As always, Rosario summaries are “NMR” and Palley summaries are “SDP". This week’s guest post by Susan Joseph is “SJ”

[related id=1]Wenqing Liu v. Jun Chen, 2019 N.Y. Misc. LEXIS 1134 *; 2019 NY Slip Op 30662(U) (March 15, 2019)[SDP]

If you don’t respond to a lawsuit, a court will enter a default judgment against you. That’s what this order concerns — a request for a default judgment in a case involving “EtherDEG”, a so-called decentralized cryptocurrency exchange incorporated in the British Virgin Islands.

According to the opinion, the Plaintiff alleges that in the go-go days of the last crypto boom, December 2017 to be precise, “he was appointed the CEO of EtherDEG and was granted an annual salary of $125,000, an 11.25% equity stake, and the right to receive commissions (he does not allege how much) from EtherDEG’s initial coin offering (which occurred on January 15, 2018).” He was then allegedly kicked out by the Defendant, a Chinese citizen.
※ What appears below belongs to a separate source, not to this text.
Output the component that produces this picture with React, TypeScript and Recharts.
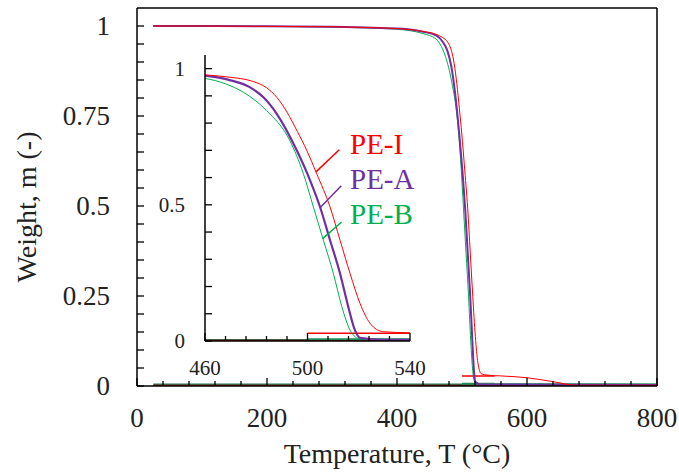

Plaintiff filed the lawsuit almost a year ago, on April 30, 2018. Per the opinion, Plaintiff claims to have served EtherDEG with the complaint on its registered agent in BVI, but neither EtherDEG nor Jun Chen responded or filed any opposition papers.

One of the things Plaintiff asked the court to do is issue an Order permitting him to deposit EtherDEG cryptocurrency, which he claims is worth $2.25 million, into the court’s “registry” so the court can say who owns it.